I never saw The Media quite the same way again.

It didn’t instantly transport me to the view I have of it now, but it started the process of asking questions that I hadn’t even known were questions before. And it started a fascination with the question of how do we know what we think we know? How close is what we think we know to reality?

I should add that when I read it I was teaching a class in critical thinking. And sometime not long after I reread Vance Packard’s The Hidden Persuaders, written in 1957.

I think a lot of things about the media these days, but all of what I think about it is shaped by what I think is a fundamental fact that’s often missed - we are not their customers.

So many discussions of the media about how frustrating, infuriating, outmoded, misleading, shallow, etc it is – and why we hate it - end up with someone saying, well, if they can’t deliver what their customers want, we’ll stop buying.

Note the “we.” And that’s the problem. We are not their customers.

The customers of a business are the ones who literally buy the product, who hand over money for a good or a service.
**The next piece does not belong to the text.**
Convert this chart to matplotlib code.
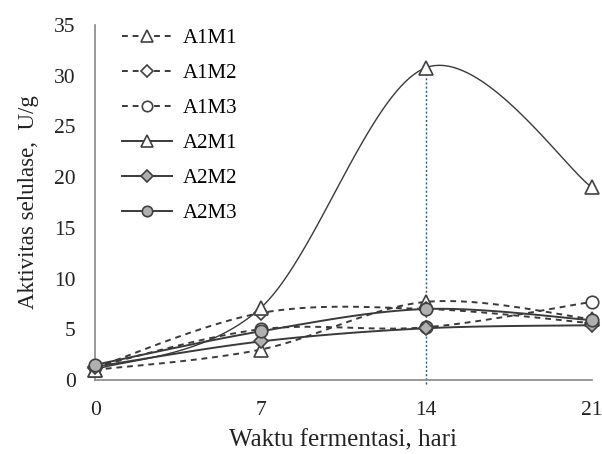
import numpy as np
import matplotlib
matplotlib.use("Agg")
import matplotlib.pyplot as plt

days = [0, 7, 14, 21]
a1m1 = [1.0, 3.0, 7.7, 6.0]
a1m2 = [1.2, 6.6, 7.0, 5.6]
a1m3 = [1.3, 5.0, 5.2, 7.7]
a2m1 = [1.0, 7.1, 30.8, 19.0]
a2m2 = [1.3, 3.8, 5.1, 5.4]
a2m3 = [1.5, 4.8, 7.0, 5.9]
peak_day = 14


def smooth(x, y, n=40):
    # Excel style smoothed line: cubic Bezier between points
    x = np.asarray(x, float)
    y = np.asarray(y, float)
    px, py = [], []
    for i in range(len(x) - 1):
        x0, y0 = (x[i - 1], y[i - 1]) if i > 0 else (x[i], y[i])
        x3, y3 = (x[i + 2], y[i + 2]) if i + 2 < len(x) else (x[i + 1], y[i + 1])
        c1 = (x[i] + (x[i + 1] - x0) / 6, y[i] + (y[i + 1] - y0) / 6)
        c2 = (x[i + 1] - (x3 - x[i]) / 6, y[i + 1] - (y3 - y[i]) / 6)
        t = np.linspace(0, 1, n)
        px.extend((1 - t) ** 3 * x[i] + 3 * (1 - t) ** 2 * t * c1[0] + 3 * (1 - t) * t ** 2 * c2[0] + t ** 3 * x[i + 1])
        py.extend((1 - t) ** 3 * y[i] + 3 * (1 - t) ** 2 * t * c1[1] + 3 * (1 - t) * t ** 2 * c2[1] + t ** 3 * y[i + 1])
    return px, py


plt.rcParams['font.family'] = ['Liberation Serif', 'DejaVu Serif']

fig = plt.figure(figsize=(6.02, 4.54), dpi=100)
ax = fig.add_axes([0.158, 0.163, 0.825, 0.782])

line_col = '#3a3a3a'
series = [
    ("A1M1", a1m1, (0, (3, 2.5)), '^', 'white'),
    ("A1M2", a1m2, (0, (3, 2.5)), 'D', 'white'),
    ("A1M3", a1m3, (0, (3, 2.5)), 'o', 'white'),
    ("A2M1", a2m1, '-', '^', 'white'),
    ("A2M2", a2m2, '-', 'D', '#b0b0b0'),
    ("A2M3", a2m3, '-', 'o', '#b0b0b0'),
]

ax.plot([peak_day, peak_day], [-0.4, a2m1[2]], color='#3050a0', lw=1.0,
        ls=(0, (1.5, 1.5)), clip_on=False, zorder=1)

for name, vals, ls, mk, fc in series:
    sx, sy = smooth(days, vals)
    lw = 1.0 if name == "A2M1" else 1.4
    ax.plot(sx, sy, color=line_col, lw=lw, ls=ls, clip_on=False, zorder=2)
    ms = 9.5 if mk == '^' else (7.5 if mk == 'D' else 9)
    ax.plot(days, vals, ls='none', marker=mk, ms=ms, mfc=fc, mec='#404040',
            mew=1.2, clip_on=False, zorder=3)
    ax.plot([], [], color=line_col, lw=1.4, ls=ls, marker=mk, ms=ms - 1.5,
            mfc=fc, mec='#404040', mew=1.2, label=name)

ax.set_xlim(0, 21)
ax.set_ylim(0, 35)
ax.set_xticks(days)
ax.set_yticks(range(0, 36, 5))
ax.tick_params(length=0, labelsize=15.5, colors='#222222')
ax.tick_params(axis='x', pad=15)
ax.tick_params(axis='y', pad=14)
for s in ['top', 'right']:
    ax.spines[s].set_visible(False)
for s in ['left', 'bottom']:
    ax.spines[s].set_color('#888888')
    ax.spines[s].set_linewidth(1.2)

ax.set_xlabel("Waktu fermentasi, hari", fontsize=18, color='#222222', labelpad=7)
ax.set_ylabel("Aktivitas selulase,  U/g", fontsize=16.5, color='#222222', labelpad=11)

ax.legend(loc='upper left', bbox_to_anchor=(0.055, 0.99), frameon=False,
          fontsize=15, handlelength=2.4, labelspacing=0.74, handletextpad=0.5,
          borderaxespad=0, borderpad=0)

fig.savefig("out.png", dpi=100)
We may hand over fifty cents for a newspaper or a few dollars for a magazine, but any newspaper or magazine publisher will tell you that the income from subscriptions and newstands won’t keep the lights on. And we get radio and TV news for free. We may pay a cable bill, but Time Warner or Comcast aren’t forking over millions of dollars to keep NBC or Fox News in business.

Who are their customers, who pays them, for what service?

Advertisers. Other businesses, who enlist their help to recruit customers for their business.

So what is The Media selling?

Not the Nightly News, or Morning Joe, or American Idol. They’re selling eyeballs (print, TV) or ears (radio), which is shorthand for our attention.

They’re selling us. To their advertisers.

Consider a commercial fisherman, trawling for cod or tuna. The fish are not their customers. The wholesalers who buy their catch are their customers.

We are the fish. The newspaper and magazine stories, the TV and radio programs are the bait, not the product. Our attention is the product, what is being sold.

If mass media is in trouble now, if it’s not selling what their customers (advertisers) want to buy, it’s because more and more of us fish are not finding the bait as tasty as we used to. Do we really want to demand that they provide better bait? Or do we start to ask ourselves if we want to be sold?